Best method - Importing 50x10gb CSV files into Elasticsearch on GCE


(Jordan Schwartz) #1

I am looking to use ES to index about 400 million records broken into 50 files with about 360 columns in each file.
Once indexed, the data will remain static. I am just looking for the best approach to load up this data initially.

The data is in CSV format. I signed up for Google Compute Engine and spun up 3 ES instances.

I attempted to use logstash locally on my mac-book and send the files to the remote ES server but I am only getting about 400 documents per second.

There has to be a better approach at loading this big data.

Any suggestions?


(Mark Walkom) #2

Logstash will do a lot more than that, try running it closer to the ES server.


(None) #3

360 column is sugesting "large" documents what's the average size of doc?

Are you using bulk?

  • You can probably disable replicas of the index until indexing is done.
  • Maybe set the refresh interval to higher then default for the index for the duration of the bulk inserts.

The rest could depend on your hardware possibly. I have to check some of the setting I did on mine.


(Jordan Schwartz) #4

I did try running it straight from the GCE VM. I was actually getting slower indexing rates (~300-400/sec).
I am using out of the box configurations.

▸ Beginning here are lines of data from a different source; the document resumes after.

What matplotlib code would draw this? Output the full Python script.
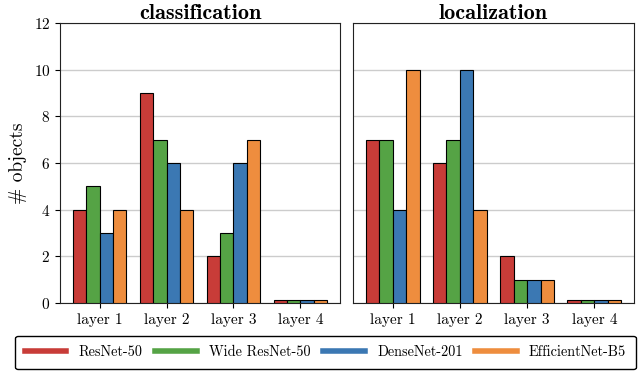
import numpy as np
import matplotlib
matplotlib.use("Agg")
import matplotlib.pyplot as plt
from matplotlib.lines import Line2D

plt.rcParams['font.family'] = 'serif'
plt.rcParams['font.serif'] = ['cmr10', 'DejaVu Serif']
plt.rcParams['axes.formatter.use_mathtext'] = True
plt.rcParams['mathtext.fontset'] = 'cm'

layers = ['layer 1', 'layer 2', 'layer 3', 'layer 4']
models = ['ResNet-50', 'Wide ResNet-50', 'DenseNet-201', 'EfficientNet-B5']
colors = ['#c83c38', '#55a345', '#3b78b3', '#ee8d3e']

# values per model, in layer order (layer 4 is ~0 drawn as a sliver)
cls_resnet = [4, 9, 2, 0.15]
cls_wide = [5, 7, 3, 0.15]
cls_dense = [3, 6, 6, 0.15]
cls_eff = [4, 4, 7, 0.15]

loc_resnet = [7, 6, 2, 0.15]
loc_wide = [7, 7, 1, 0.15]
loc_dense = [4, 10, 1, 0.15]
loc_eff = [10, 4, 1, 0.15]

panels = [
    ('classification', [cls_resnet, cls_wide, cls_dense, cls_eff]),
    ('localization', [loc_resnet, loc_wide, loc_dense, loc_eff]),
]

fig = plt.figure(figsize=(6.4, 3.72), dpi=100)
ax1 = fig.add_axes([60/640, 1-303/372, 280/640, 280/372])
ax2 = fig.add_axes([353/640, 1-303/372, 281/640, 280/372], sharey=ax1)

x = np.arange(len(layers))
w = 0.2
for ax, (title, series) in zip([ax1, ax2], panels):
    for i, vals in enumerate(series):
        ax.bar(x + (i - 1.5) * w, vals, width=w, color=colors[i],
               edgecolor='black', linewidth=0.8, zorder=3)
    ax.set_xticks(x)
    ax.set_xticklabels(layers, fontsize=11)
    ax.set_title(title, fontsize=16, fontfamily='cmb10', pad=2)
    ax.yaxis.grid(True, color='#cccccc', linewidth=1, zorder=0)
    ax.set_axisbelow(True)
    for s in ax.spines.values():
        s.set_color('#222222')

ax1.set_ylim(0, 12)
ax1.set_yticks(range(0, 13, 2))
ax1.tick_params(axis='y', labelsize=11)
ax2.tick_params(axis='y', left=False, labelleft=False)
ax1.set_ylabel('# objects', fontsize=14, labelpad=5)

handles = [Line2D([0], [0], color=c, lw=4) for c in colors]
leg = fig.legend(handles, models, loc='center', ncol=4,
                 bbox_to_anchor=(325.5/640, 1-352.5/372),
                 fontsize=10.3, handlelength=2.9, handletextpad=0.85,
                 columnspacing=0.9, borderpad=0.7, frameon=True, fancybox=True)
leg.get_frame().set_edgecolor('black')
leg.get_frame().set_linewidth(1)
leg.get_frame().set_alpha(1)

fig.savefig('out.png', dpi=100)
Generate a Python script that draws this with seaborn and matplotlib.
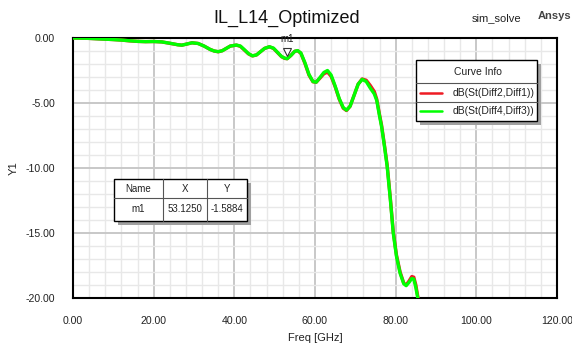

I'm assuming I should still see better results.

@javadevmtl I like the idea of disabling replicas. I'm going to try that. Here is my logstash config. See anything wrong?

input {
file {
path => "/elasticsearch/data.csv"
start_position => "beginning"
type => "data"
}
}
filter {
csv{
separator => "|"
}
}
output {

 elasticsearch {
     action => "index"
     host => "localhost"
     port => "9200"
     index => "indextest-data1" 
     workers => 2
     #cluster => "elasticsearch-cluster"
    protocol => "http"
cluster => "elasticsearch-cluster"
 }

 #stdout { codec => json }

}

Thanks for the help so far.


(None) #5

Do you only have one ES node? I would have said try to load balance your log stash request to ES node(s) you may have. The JAVA client will do that and I think you can set logstash config to use Native API instead of HTTP.

Also on ES cluster try to set...
"indices.store.throttle.max_bytes_per_sec": "200mb" For my hardware 200mb is good (Defaults to 20mb).

And on your index settings try setting...
"index.refresh_interval": "30s" (Defaults to 1s)
"index.translog.flush_threshold_size": "1000mb" <-- This again depends on your hardware (Defaults to 512mb).


(Jordan Schwartz) #6

I switched to Amazon EC2
I have 2 ES nodes in a load balanced environment.
Still getting a slow rate but I will try the config settings now


(system) #7